The 1950s saw India and China trying to build a game plan for how the two most populous states in Asia would coexist despite the ambiguities they had inherited. At the heart of this was the idea of Panchsheel, or the Five Principles of Peaceful Coexistence.
One of the biggest issues of dispute was a long, largely undemarcated border, and India and China needed to work out a framework for peaceful coexistence as they entered the 1950s.
Another thorny issue was that of Tibet. China had annexed Tibet in 1950, ignoring India’s concerns and interests. China’s military intervention in Tibet was viewed as a sign of Chinese President Mao Zedong’s expansionist designs.
Then, in April 1954, Indian Prime Minister Jawaharlal Nehru and Chinese Premier Zhou Enlai signed Panchsheel, a bilateral agreement for peace between the two nations. Soon, the treaty evolved into a wider Asian peace initiative.

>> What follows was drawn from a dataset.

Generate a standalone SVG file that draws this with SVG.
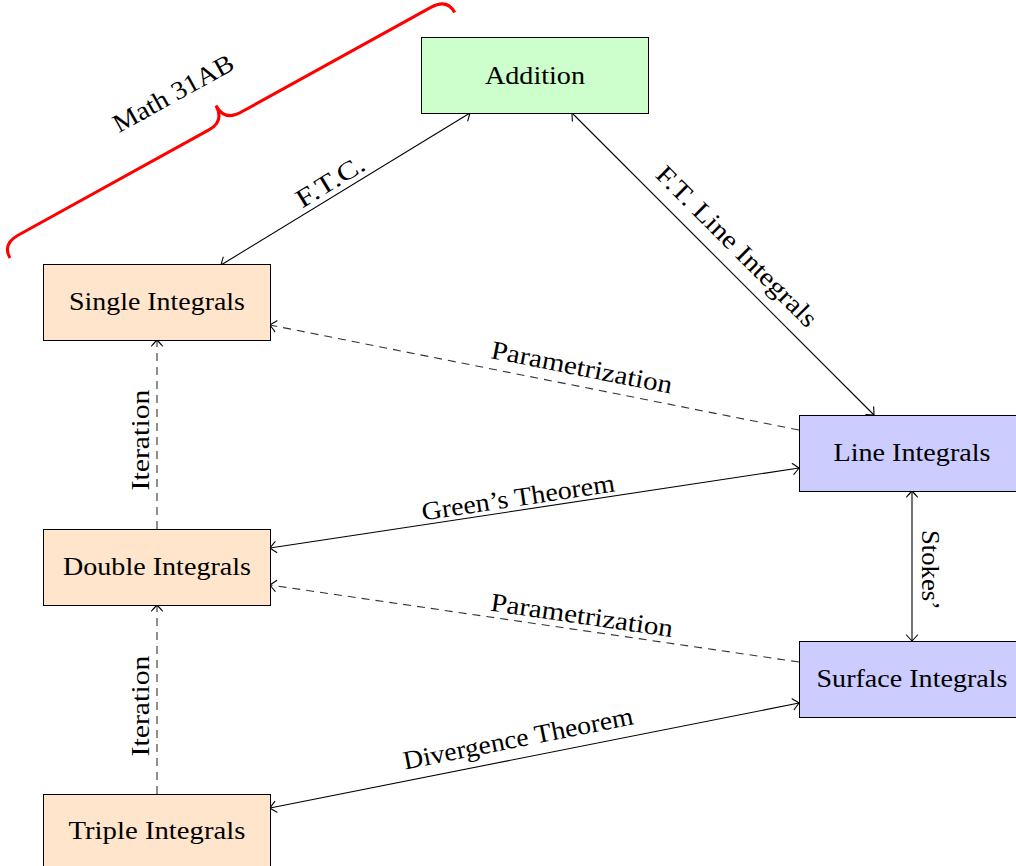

The five principles of Panchsheel were:
1. Mutual respect for each other's territorial integrity and sovereignty
2. Mutual non-aggression
3. Mutual non-interference
4. Equality and mutual benefit, and
5. Peaceful co-existence
China sounded the death knell of Panchsheel and the principles of coexistence it enshrined when it attacked India in 1962. This war led to decades of mistrust.
While Panchsheel was virtually dead within years of its birth, its spirit survived in the Non-Aligned Movement, which India championed for years after.